> [GIVEN TASK]:
Begin at the first line of the data and copy each line through the one containing "plt.rcParams['font.family'] = ['Lato', 'DejaVu", that line included, with no pictures.

>> begin

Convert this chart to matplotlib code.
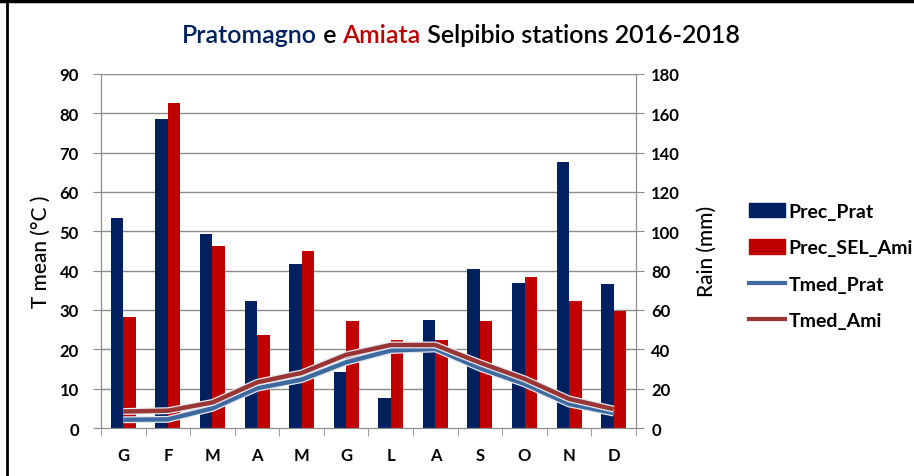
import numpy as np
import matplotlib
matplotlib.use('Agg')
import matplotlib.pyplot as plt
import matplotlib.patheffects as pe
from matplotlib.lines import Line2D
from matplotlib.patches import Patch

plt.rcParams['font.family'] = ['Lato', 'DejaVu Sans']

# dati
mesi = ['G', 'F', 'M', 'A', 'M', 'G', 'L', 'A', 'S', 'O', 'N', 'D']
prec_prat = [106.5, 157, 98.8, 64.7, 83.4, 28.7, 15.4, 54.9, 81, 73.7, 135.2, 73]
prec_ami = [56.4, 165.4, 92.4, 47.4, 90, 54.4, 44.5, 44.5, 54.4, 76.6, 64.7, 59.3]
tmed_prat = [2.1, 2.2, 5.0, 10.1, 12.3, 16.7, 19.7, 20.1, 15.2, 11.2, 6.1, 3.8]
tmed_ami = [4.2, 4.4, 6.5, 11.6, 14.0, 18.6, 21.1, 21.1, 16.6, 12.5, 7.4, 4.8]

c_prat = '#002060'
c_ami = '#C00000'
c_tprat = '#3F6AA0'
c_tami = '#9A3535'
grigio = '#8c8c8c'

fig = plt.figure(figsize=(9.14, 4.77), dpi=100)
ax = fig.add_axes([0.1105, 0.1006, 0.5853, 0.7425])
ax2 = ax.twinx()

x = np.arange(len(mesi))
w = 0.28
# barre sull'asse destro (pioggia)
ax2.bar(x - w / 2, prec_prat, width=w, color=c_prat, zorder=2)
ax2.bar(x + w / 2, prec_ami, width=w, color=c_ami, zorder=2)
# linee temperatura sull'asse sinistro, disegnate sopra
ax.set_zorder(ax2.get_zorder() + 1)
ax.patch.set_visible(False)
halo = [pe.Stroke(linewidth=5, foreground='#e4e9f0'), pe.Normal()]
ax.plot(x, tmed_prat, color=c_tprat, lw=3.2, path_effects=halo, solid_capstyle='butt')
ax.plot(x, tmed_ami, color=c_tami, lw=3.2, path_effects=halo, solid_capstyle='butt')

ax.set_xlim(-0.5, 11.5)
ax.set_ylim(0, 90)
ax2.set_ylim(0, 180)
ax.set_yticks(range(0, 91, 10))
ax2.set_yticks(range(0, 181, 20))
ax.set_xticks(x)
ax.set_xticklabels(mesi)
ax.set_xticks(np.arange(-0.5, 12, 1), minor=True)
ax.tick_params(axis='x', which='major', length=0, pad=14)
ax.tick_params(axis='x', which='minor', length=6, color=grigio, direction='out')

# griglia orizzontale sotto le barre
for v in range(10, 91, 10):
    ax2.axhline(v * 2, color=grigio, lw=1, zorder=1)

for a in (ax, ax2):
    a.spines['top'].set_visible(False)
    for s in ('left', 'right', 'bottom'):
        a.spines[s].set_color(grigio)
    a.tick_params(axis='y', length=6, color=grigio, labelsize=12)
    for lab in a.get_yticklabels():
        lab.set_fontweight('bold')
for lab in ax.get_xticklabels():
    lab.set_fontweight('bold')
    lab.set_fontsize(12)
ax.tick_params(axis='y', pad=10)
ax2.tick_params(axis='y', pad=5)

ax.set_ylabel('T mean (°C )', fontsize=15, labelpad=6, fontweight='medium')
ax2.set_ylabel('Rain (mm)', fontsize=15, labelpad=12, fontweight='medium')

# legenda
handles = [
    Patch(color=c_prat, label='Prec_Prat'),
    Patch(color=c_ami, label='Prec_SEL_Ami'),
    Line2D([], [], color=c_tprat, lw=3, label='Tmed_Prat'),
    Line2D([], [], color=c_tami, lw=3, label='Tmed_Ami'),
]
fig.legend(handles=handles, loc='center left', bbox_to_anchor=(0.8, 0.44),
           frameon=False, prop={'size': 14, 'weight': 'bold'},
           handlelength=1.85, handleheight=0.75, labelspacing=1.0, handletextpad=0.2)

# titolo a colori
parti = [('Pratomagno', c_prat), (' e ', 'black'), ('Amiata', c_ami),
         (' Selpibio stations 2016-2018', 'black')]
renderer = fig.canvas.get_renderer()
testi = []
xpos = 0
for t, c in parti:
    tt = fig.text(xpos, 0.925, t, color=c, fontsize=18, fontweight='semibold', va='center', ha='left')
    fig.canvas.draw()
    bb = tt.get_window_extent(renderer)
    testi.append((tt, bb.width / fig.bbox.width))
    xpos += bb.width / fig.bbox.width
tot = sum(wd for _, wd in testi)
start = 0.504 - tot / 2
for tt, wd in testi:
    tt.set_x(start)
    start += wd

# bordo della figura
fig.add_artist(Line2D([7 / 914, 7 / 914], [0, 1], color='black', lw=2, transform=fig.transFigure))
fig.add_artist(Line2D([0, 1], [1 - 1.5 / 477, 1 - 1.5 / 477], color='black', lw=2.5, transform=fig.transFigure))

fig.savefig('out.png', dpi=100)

>> end

> [FULL RESPONSE]:
Convert this chart to matplotlib code.
import numpy as np
import matplotlib
matplotlib.use('Agg')
import matplotlib.pyplot as plt
import matplotlib.patheffects as pe
from matplotlib.lines import Line2D
from matplotlib.patches import Patch

plt.rcParams['font.family'] = ['Lato', 'DejaVu Sans']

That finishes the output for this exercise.